Data repository software that helps researchers preserve, share, and discover data
https://knb.ecoinformatics.org/software/metacat
GNU General Public License v2.0
27 stars 13 forks source link

On create() calls, dynamic checksum calculation is incorrect for larger files #1492

Closed csjx closed 3 years ago

csjx commented 3 years ago

Jasmine has been cloning data from the LTER repository to the Arctic Data Center repository, and has run into an issue where only some files in a package are cloned correctly. The error in Metacat is:

metacat 20210312-15:08:29: [ERROR]: D1NodeService.writeStreamToFile - the check sum calculated from the saved local file is DA39A3EE5E6B4B0D3255BFEF95601890AFD80709. But it doesn't match the value from the system metadata efb14793e275d3af56835a3752579913c73a0f8b for the object urn:uuid:da61eb2f-72d1-4205-a7f9-a8e5cc9b0d4d [edu.ucsb.nceas.metacat.dataone.D1NodeService:writeStreamToFile:1809]

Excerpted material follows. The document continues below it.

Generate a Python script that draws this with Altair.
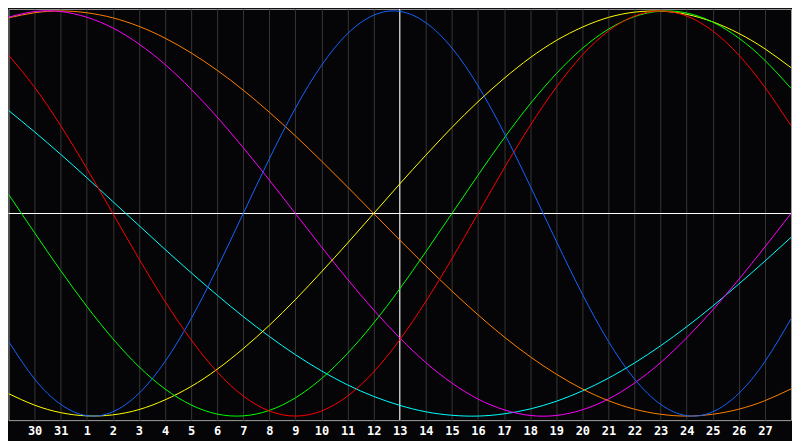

In this example, the complete LTER package displays in DataONE Search correctly. However, the same package cloned to the test ADC repository only includes four of the packaged files.

Note that the files that succeeded in the create() call are all in the KB size range, whereas the ones that failed are in the MB range. The example from the error above is the BLE_LTER_circulation_burst_2019_2020.nc NetCDF spatial data file.

When manually downloading the file and and calculating the checksum, it matches with the checksum stated in the system metadata:

$ curl -o "urn:uuid:da61eb2f-72d1-4205-a7f9-a8e5cc9b0d4d.nc" "https://pasta.lternet.edu/package/data/eml/knb-lter-ble/7/3/ade38aa0bf2fef0c3617036dfb9835e7"
$ shasum -a 1 "urn:uuid:da61eb2f-72d1-4205-a7f9-a8e5cc9b0d4d.nc"
efb14793e275d3af56835a3752579913c73a0f8b  urn:uuid:da61eb2f-72d1-4205-a7f9-a8e5cc9b0d4d.nc

So I think the new code to improve performance in release 2.13.0 that dynamically calculates checksums as we write objects to disk is failing on larger files in the MB or above range. We likely need to test this with a unit test with larger content to try to reproduce the issue.

taojing2002 commented 3 years ago

Hi Chris. I used the curl command to successfully upload the 15M data file BLE_LTER_circulation_wave.csv to both my local and test.arcticdata.io Metacat instances.

curl  -H "Authorization: Bearer ${token}" -F "sysmeta=@sysmeta-data.xml" -F "object=@BLE_LTER_circulation_wave.csv"  -F "pid=data.62.1" -X POST "https://test.arcticdata.io/metacat/d1/mn/v2/object" 

So I am not sure if it is a really bug or not. I will try a big file as well.

taojing2002 commented 3 years ago

Now when I tested a file with 884M, I got the issue.

taojing2002 commented 3 years ago

Now I can't reproduce the issue. Jasmine and I tested against test.arcticdata.io and I found the file size is always zero in the metacat temp folder when the objects have wrong checksum.

taojing2002 commented 3 years ago

This could be a R client issue - Jasmin found that one of the functions at R has the limit on the size of file. So it can be the culprit of the issue. She is trying to fix it now.

taojing2002 commented 3 years ago

Now it works for her after she fixed the limit on the file size. So Metacat doesn't have the issue but the R client had this issue.